The carbon intensity (CI) model converts electricity generation mix data into grams of CO2 per kilowatt-hour (gCO2/kWh) for each country where Gnosis Chain nodes operate. This is a critical input to the network-wide carbon footprint calculation.

Data Source: Ember Global Electricity Review

The model ingests data from the Ember Global Electricity Review, which provides:

  • Coverage: 200+ countries and territories
  • Granularity: Monthly electricity generation data
  • Generation types: Coal, gas, oil, nuclear, hydro, wind, solar, bioenergy, and other renewables
  • Update frequency: Monthly, with a typical lag of 1--2 months

Ember Data Availability

Ember publishes monthly generation mix data for most countries. For smaller territories or countries with incomplete reporting, the model falls back to regional or global averages. See Fallback Hierarchy below.
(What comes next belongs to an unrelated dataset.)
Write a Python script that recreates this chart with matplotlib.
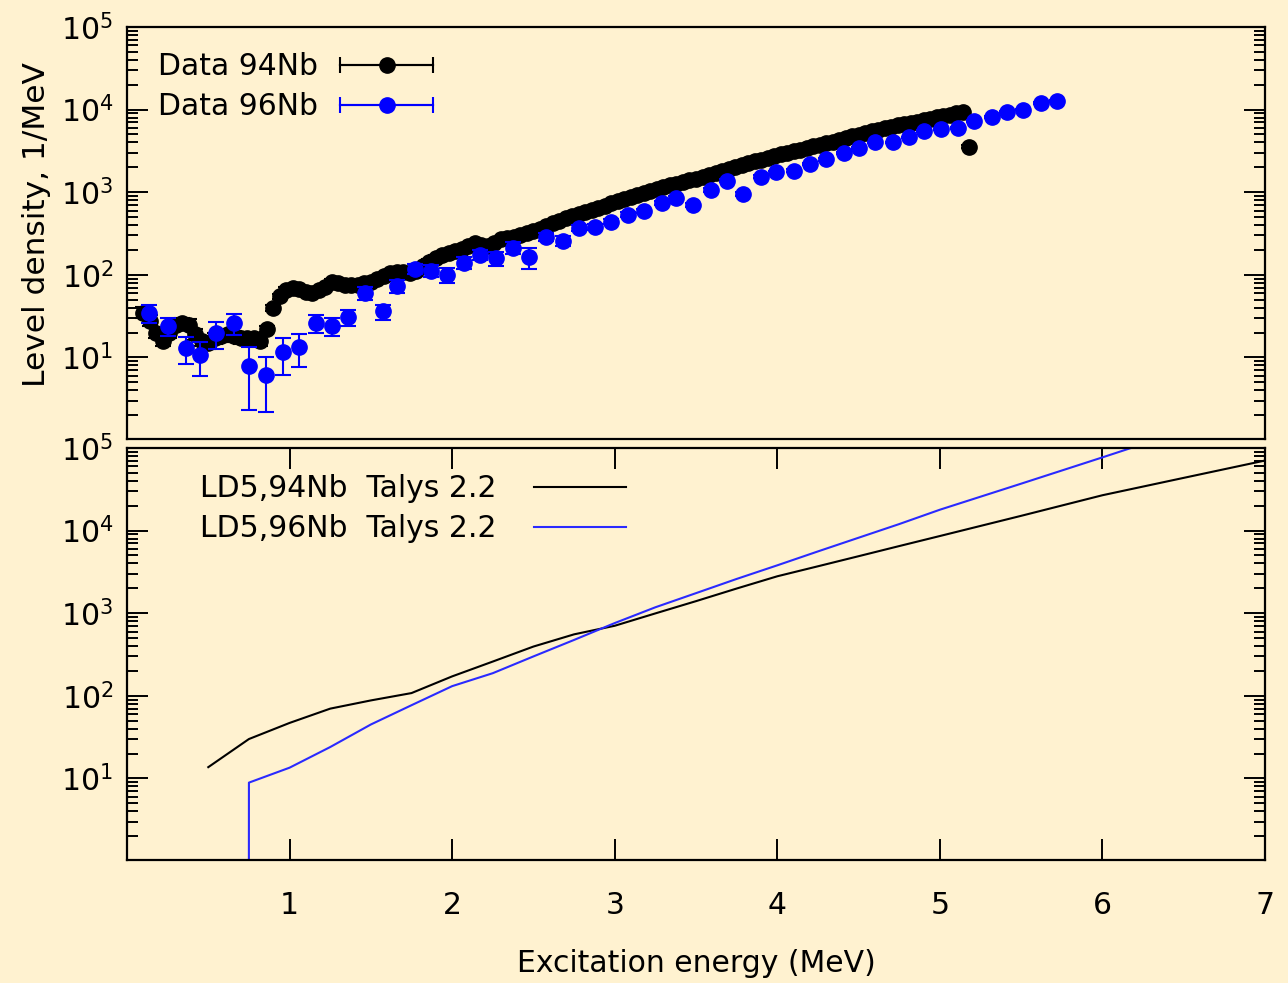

Country-Level Carbon Intensity Calculation

The carbon intensity for each country is computed as a weighted average of the emissions factors for each generation type, weighted by each type's share of total generation:

\[ CI_{\text{country}} = \sum_{g \in \text{gen types}} \left( \text{share}_g \times EF_g \right) \]

Where the emissions factors (gCO2/kWh) by generation type are:

Generation Type Emissions Factor (gCO2/kWh) Category
Coal 820--1,100 Fossil
Gas 350--500 Fossil
Oil 650--890 Fossil
Nuclear 5--15 Low-carbon
Hydro 4--30 Renewable
Wind 7--15 Renewable
Solar 20--50 Renewable
Bioenergy 50--250 Renewable

Grid-Type Uncertainty

The measurement uncertainty assigned to the carbon intensity estimate depends on the grid's overall CI level. Cleaner grids have higher relative uncertainty because small absolute changes represent larger relative swings.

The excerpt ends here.